Taft’s strategy was to laugh off some of the public criticism about his girth.

Unlike Christie, it would be unusual for President Taft to shout down a reporter or former White House staffer. But like the New Jersey governor, Taft did discuss this weight-loss issues and dieting in public.

For example, he told The New York Times in late 1913 that he consulted a doctor at Yale and was on a diet that cut back on carbohydrates and alcohol and focused on proteins.

Taft also said his weight problems were related to serving in public office.

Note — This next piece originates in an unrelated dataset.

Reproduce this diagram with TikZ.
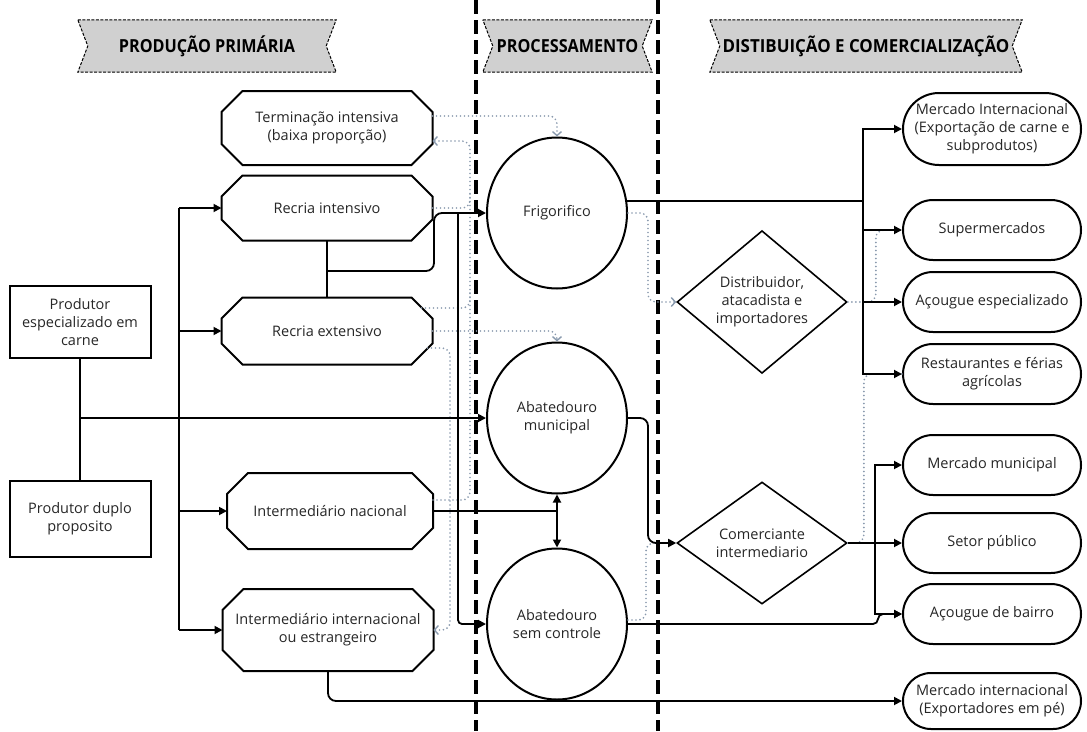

“It was in 1892 that I took the oath as a Circuit Judge in the old Burnett House in Cincinnati. I then weighed 270 pounds, just my present weight. And now, after nine months as a plain old private citizen I am back at the old 1892 figures, and I certainly feel fit and fine as a result of it,” Taft said.

According to one website with historical weight data on Taft, the future president’s weight went over 300 pounds when he became secretary of war for President Roosevelt. He dropped a lot of weight soon after that, but went over 300 pounds again when he ran for president and won the 1908 election.

President Taft weighed nearly 350 pounds at one point, but then he lost nearly 70 pounds after losing the 1912 race to Woodrow Wilson.

However, President Taft had little control over how his weight and physique were portrayed in the press. In his run for the White House and the early years of his administration, Taft was written about as a big eater with a jolly demeanor and a big smile. During the 1908 campaign, Taft’s Democratic opponent, William Jennings Bryan, was also portrayed as overweight in political cartoons.)

Four years later, Roosevelt’s campaign criticized Taft’s weight when the Roosevelt ran as a third-party candidate. To set himself apart from Taft, Roosevelt said he was healthy as a “bull moose.”

Taft was reluctant to attack Roosevelt, let alone react to criticism of his own weight. According to contemporary accounts, Taft only went on the offensive in the 1912 campaign after his chief adviser, Archibald Butt, died in the sinking of the Titanic.

The 1912 election was historically bitter, and Taft returned to Yale after his defeat. He spent the next slimmed-down nine years teaching and working with Republicans. President Warren Harding then nominated Taft to the Supreme Court in 1921.

One theory today is that Taft’s major health scare in office was really sleep apnea, which is related to weight issues. In a 2003 paper, Dr. John Sotos reviewed the Taft archives and found many stories of the president falling asleep privately and public while in office. The sleep issues went away when Taft left the White House in 1913 and went on a diet.